The arrest and commencing trial of Ratko Mladić by the International Criminal Tribunal for the former Yugoslavia (ICTY) is important for a number of reasons, all of which are currently being discussed: to examine his responsibility in the war meticulously (the responsibility for war crimes committed is still being denied by parts of the population); to speak a verdict and impose a sentence; to fill gaps of knowledge, especially concerning the reconstruction of the events surrounding the genocide of Srebrenica and concerning the United Nations’ failure to protect refugees and citizens in Srebrenica, even though they declared the city a ‘Safe Area’ in May 1993.
However, the transformative power of the ICTY is limited. This is partly due to its focus on establishing facts and hearing victims’ testimonials in order to investigate the responsibility of the accused for atrocities committed. Another instrument that focuses on hearing the survivor rather than the perpetrator and that has the potential to complement the work of the ICTY is the ‘Women’s Court’ system. Women’s Courts—a very misleading title since Women’s Courts are neither exclusively for women nor are they actual courts—were organized for the first time by networks of women’s groups in Pakistan in 1992. They offer a public space where people who suffered violence can give a testimony about their respective stories in a court-like and yet ‘life-welcoming’ setting. The survivor is free to choose how to communicate her experiences, including verbal depictions, poetry, visual art, music, dance. He is not confined to the victim’s role, but can express his experiences in all facets relevant to him, including stories of survival. Listeners are the public and a jury, consisting of expert witnesses and eminent individuals of the community. The jury speaks a verdict at the end of the hearing, which is not legally binding, but of the character of a public recommendation. Women’s Courts are inclusive in that they welcome the entire community to be part of the process. It is a concept—one which is perhaps becoming a practice in the successor states of the former Yugoslavia—which calls for theological exploration. Daša Duhaček, professor at the University of Belgrade, presented the concept at the ‘Accepting Diversities’ conference of the Centre for Interdisciplinary and Postgraduate Study of the University of Sarajevo in April this year. She reported that there is an initiative by a network of women’s groups to organize a Women’s Court in the region.

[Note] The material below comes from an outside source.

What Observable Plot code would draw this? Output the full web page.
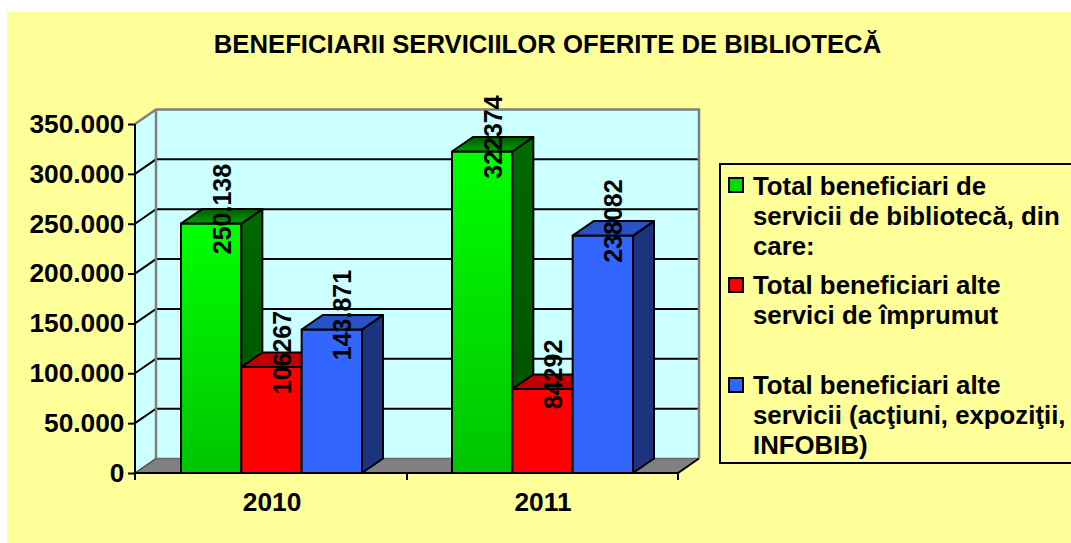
<!DOCTYPE html>
<html>
<head>
<meta charset="utf-8">
<script src="https://cdn.jsdelivr.net/npm/d3@7"></script>
<script src="https://cdn.jsdelivr.net/npm/@observablehq/plot@0.6"></script>
<style>
  html, body { margin: 0; padding: 0; background: #ffffff; width: 1071px; height: 543px; overflow: hidden; }
  #page { position: absolute; left: 7px; top: 12px; right: 0; bottom: 0; background: #FFFF99; }
  #chart { position: absolute; left: 0; top: 0; }
  #title { position: absolute; left: 0; top: 32px; width: 1095px; text-align: center;
           font: bold 25.7px/25px "Liberation Sans", Arial, sans-serif; color: #000; white-space: nowrap; }
  #legend { position: absolute; left: 719px; top: 163px; width: 420px; height: 297px;
            border: 2px solid #000; box-sizing: content-box; }
  .sw { position: absolute; left: 7px; width: 12px; height: 12px; border: 2px solid #000; }
  .txt { position: absolute; left: 32px; white-space: nowrap;
         font: bold 25.8px/30px "Liberation Sans", Arial, sans-serif; color: #000; }
</style>
</head>
<body>
<div id="page"></div>
<div id="chart"></div>
<div id="title"></div>
<div id="legend"></div>
<script>
// ---------------- data ----------------
const chartTitle = "BENEFICIARII SERVICIILOR OFERITE DE BIBLIOTECĂ";
const years = ["2010", "2011"];
const seriesNames = [
  "Total beneficiari de servicii de bibliotecă, din care:",
  "Total beneficiari alte servici de împrumut",
  "Total beneficiari alte servicii (acţiuni, expoziţii, INFOBIB)"
];
const totalBeneficiari = [250138, 322374];
const alteImprumut = [106267, 84292];
const alteServicii = [143871, 238082];
const totalLabels = ["250.138", "322374"];
const imprumutLabels = ["106267", "84292"];
const alteLabels = ["143.871", "238082"];
const yTicks = [0, 50000, 100000, 150000, 200000, 250000, 300000, 350000];
const legendLines = [
  ["Total beneficiari de", "servicii de bibliotecă, din", "care:"],
  ["Total beneficiari alte", "servici de împrumut"],
  ["Total beneficiari alte", "servicii (acţiuni, expoziţii,", "INFOBIB)"]
];

// ---------------- styles ----------------
const CYAN = "#CCFFFF", GRAY = "#808080";
const DX = 21, DY = -14.5;          // 3D depth offset
const PAD_INNER = 1 / 3, PAD_OUTER = 1 / 6;
const faces = [
  {front: "url(#gGreenFront)", top: "url(#gGreenTop)", side: "url(#gGreenSide)"},
  {front: "#FF0000", top: "#C00000", side: "#990000"},
  {front: "#3366FF", top: "#2A52C8", side: "#1C3480"}
];
const swatchColors = ["#00DD00", "#FF0000", "#3366FF"];
const legendTops = [170.5, 270, 370];      // top of first text line box (page coords)
const swatchTops = [176.5, 276.5, 376.5];

// ---------------- table ----------------
const valueSets = [totalBeneficiari, alteImprumut, alteServicii];
const labelSets = [totalLabels, imprumutLabels, alteLabels];
const rows = [];
years.forEach((year, j) => {
  valueSets.forEach((vals, k) => {
    rows.push({year, k, series: seriesNames[k], value: vals[j], label: labelSets[k][j]});
  });
});

const P = pts => pts.map(p => p.join(",")).join(" ");
function bandInfo(x) {
  const step = x(years[1]) - x(years[0]);
  const bw = x.bandwidth ? x.bandwidth() : step * (1 - PAD_INNER);
  return {step, bw, sub: bw / 3};
}

function wallsRender(index, scales, values, dimensions) {
  const {x, y} = scales;
  const {width, marginLeft, marginRight} = dimensions;
  const x0 = marginLeft, x1 = width - marginRight;
  const yb = y(0), yt = y(d3.max(yTicks));
  const g = d3.create("svg:g");
  g.append("polygon").attr("points", P([[x0, yb], [x0, yt], [x0 + DX, yt + DY], [x0 + DX, yb + DY]])).attr("fill", CYAN);
  g.append("rect").attr("x", x0 + DX).attr("y", yt + DY).attr("width", x1 - x0).attr("height", yb - yt).attr("fill", CYAN);
  g.append("polygon").attr("points", P([[x0, yb], [x0 + DX, yb + DY], [x1 + DX, yb + DY], [x1, yb]])).attr("fill", GRAY);
  for (const t of yTicks) {
    if (t <= 0 || t >= d3.max(yTicks)) continue;
    const yy = y(t);
    g.append("polyline").attr("points", P([[x0, yy], [x0 + DX, yy + DY], [x1 + DX, yy + DY]]))
      .attr("fill", "none").attr("stroke", "#000").attr("stroke-width", 2);
  }
  // gray frame of the walls
  g.append("polyline").attr("points", P([[x0, yt], [x0 + DX, yt + DY], [x1 + DX, yt + DY], [x1 + DX, yb + DY]]))
    .attr("fill", "none").attr("stroke", GRAY).attr("stroke-width", 2.5);
  g.append("line").attr("x1", x0 + DX).attr("y1", yt + DY).attr("x2", x0 + DX).attr("y2", yb + DY)
    .attr("stroke", GRAY).attr("stroke-width", 2.5);
  g.append("line").attr("x1", x0 + DX).attr("y1", yb + DY).attr("x2", x1 + DX).attr("y2", yb + DY)
    .attr("stroke", "#6a6a6a").attr("stroke-width", 1.5);
  g.append("line").attr("x1", x0).attr("y1", yb).attr("x2", x0 + DX).attr("y2", yb + DY)
    .attr("stroke", "#404040").attr("stroke-width", 1.2);
  // axes lines
  g.append("line").attr("x1", x0).attr("y1", yt).attr("x2", x0).attr("y2", yb).attr("stroke", "#000").attr("stroke-width", 2);
  g.append("polyline").attr("points", P([[x0, yb], [x1, yb], [x1 + DX, yb + DY]]))
    .attr("fill", "none").attr("stroke", "#000").attr("stroke-width", 2);
  // x category ticks at band boundaries
  const {bw} = bandInfo(x);
  const mid = (x(years[0]) + bw + x(years[1])) / 2;
  for (const xx of [x0, mid, x1]) {
    g.append("line").attr("x1", xx).attr("y1", yb).attr("x2", xx).attr("y2", yb + 7)
      .attr("stroke", "#000").attr("stroke-width", 2);
  }
  return g.node();
}

function barsRender(index, scales) {
  const {x, y} = scales;
  const {sub} = bandInfo(x);
  const g = d3.create("svg:g");
  const defs = g.append("defs");
  const grad = (id, stops) => {
    const lg = defs.append("linearGradient").attr("id", id).attr("x1", 0).attr("y1", 0).attr("x2", 0).attr("y2", 1);
    stops.forEach(([o, c]) => lg.append("stop").attr("offset", o).attr("stop-color", c));
  };
  grad("gGreenFront", [[0, "#00FF00"], [1, "#00C400"]]);
  grad("gGreenTop", [[0, "#005A00"], [1, "#00A000"]]);
  grad("gGreenSide", [[0, "#006A00"], [1, "#004C00"]]);
  const y0 = y(0);
  for (const i of index) {
    const d = rows[i];
    const xs = x(d.year) + d.k * sub, xe = xs + sub, yv = y(d.value);
    const f = faces[d.k];
    const common = s => s.attr("stroke", "#000").attr("stroke-width", 2).attr("stroke-linejoin", "round");
    common(g.append("polygon").attr("points", P([[xs, y0], [xs, yv], [xe, yv], [xe, y0]])).attr("fill", f.front));
    common(g.append("polygon").attr("points", P([[xe, yv], [xe + DX, yv + DY], [xe + DX, y0 + DY], [xe, y0]])).attr("fill", f.side));
    common(g.append("polygon").attr("points", P([[xs, yv], [xs + DX, yv + DY], [xe + DX, yv + DY], [xe, yv]])).attr("fill", f.top));
  }
  return g.node();
}

function labelsRender(index, scales) {
  const {x, y} = scales;
  const {sub} = bandInfo(x);
  const g = d3.create("svg:g").attr("font-size", "25px");
  for (const i of index) {
    const d = rows[i];
    const cx = x(d.year) + (d.k + 0.5) * sub + DX / 2;
    const cy = y(d.value) + DY;
    g.append("text").attr("transform", `translate(${cx},${cy}) rotate(-90)`)
      .attr("text-anchor", "middle").attr("dy", "0.36em").attr("fill", "#000").text(d.label);
  }
  return g.node();
}

const fmt = v => d3.format(",")(v).replace(/,/g, ".");

const chart = Plot.plot({
  width: 719,
  height: 543,
  marginLeft: 135,
  marginRight: 41,
  marginTop: 124,
  marginBottom: 70,
  style: {background: "transparent", fontFamily: "'Liberation Sans', Arial, sans-serif", fontSize: "26.3px", fontWeight: "bold", color: "#000"},
  x: {domain: years, paddingInner: PAD_INNER, paddingOuter: PAD_OUTER},
  y: {domain: [0, d3.max(yTicks)]},
  marks: [
    Plot.ruleY(yTicks, {render: wallsRender}),
    Plot.barY(rows, {x: "year", y: "value", render: barsRender}),
    Plot.text(rows, {x: "year", y: "value", text: "label", render: labelsRender}),
    Plot.axisY({ticks: yTicks, tickFormat: fmt, tickSize: 7, tickPadding: 4, strokeWidth: 2, label: null}),
    Plot.axisX({tickSize: 0, tickPadding: 19, label: null})
  ]
});
document.getElementById("chart").appendChild(chart);

document.getElementById("title").textContent = chartTitle;

const legend = document.getElementById("legend");
const LEG_TOP = 163 + 2; // legend inner top (border included)
legendLines.forEach((lines, k) => {
  const sw = document.createElement("div");
  sw.className = "sw";
  sw.style.top = (swatchTops[k] - LEG_TOP) + "px";
  sw.style.background = swatchColors[k];
  const txt = document.createElement("div");
  txt.className = "txt";
  txt.style.top = (legendTops[k] - LEG_TOP) + "px";
  lines.forEach((ln, i) => {
    if (i) txt.appendChild(document.createElement("br"));
    txt.appendChild(document.createTextNode(ln));
  });
  legend.appendChild(sw);
  legend.appendChild(txt);
});
</script>
</body>
</html>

Whilst the local public celebrated Ratko Mladić a hero, six Bosnian-Serbs reached out to Forum Žena hours after the news was released. They visited those who were once more confronted with the terror of the past atrocities and again facing their pain and grief about murdered sons, fathers, brothers and husbands. They did not spread the word of their visit in their hometown. The risk of being harassed is still too high.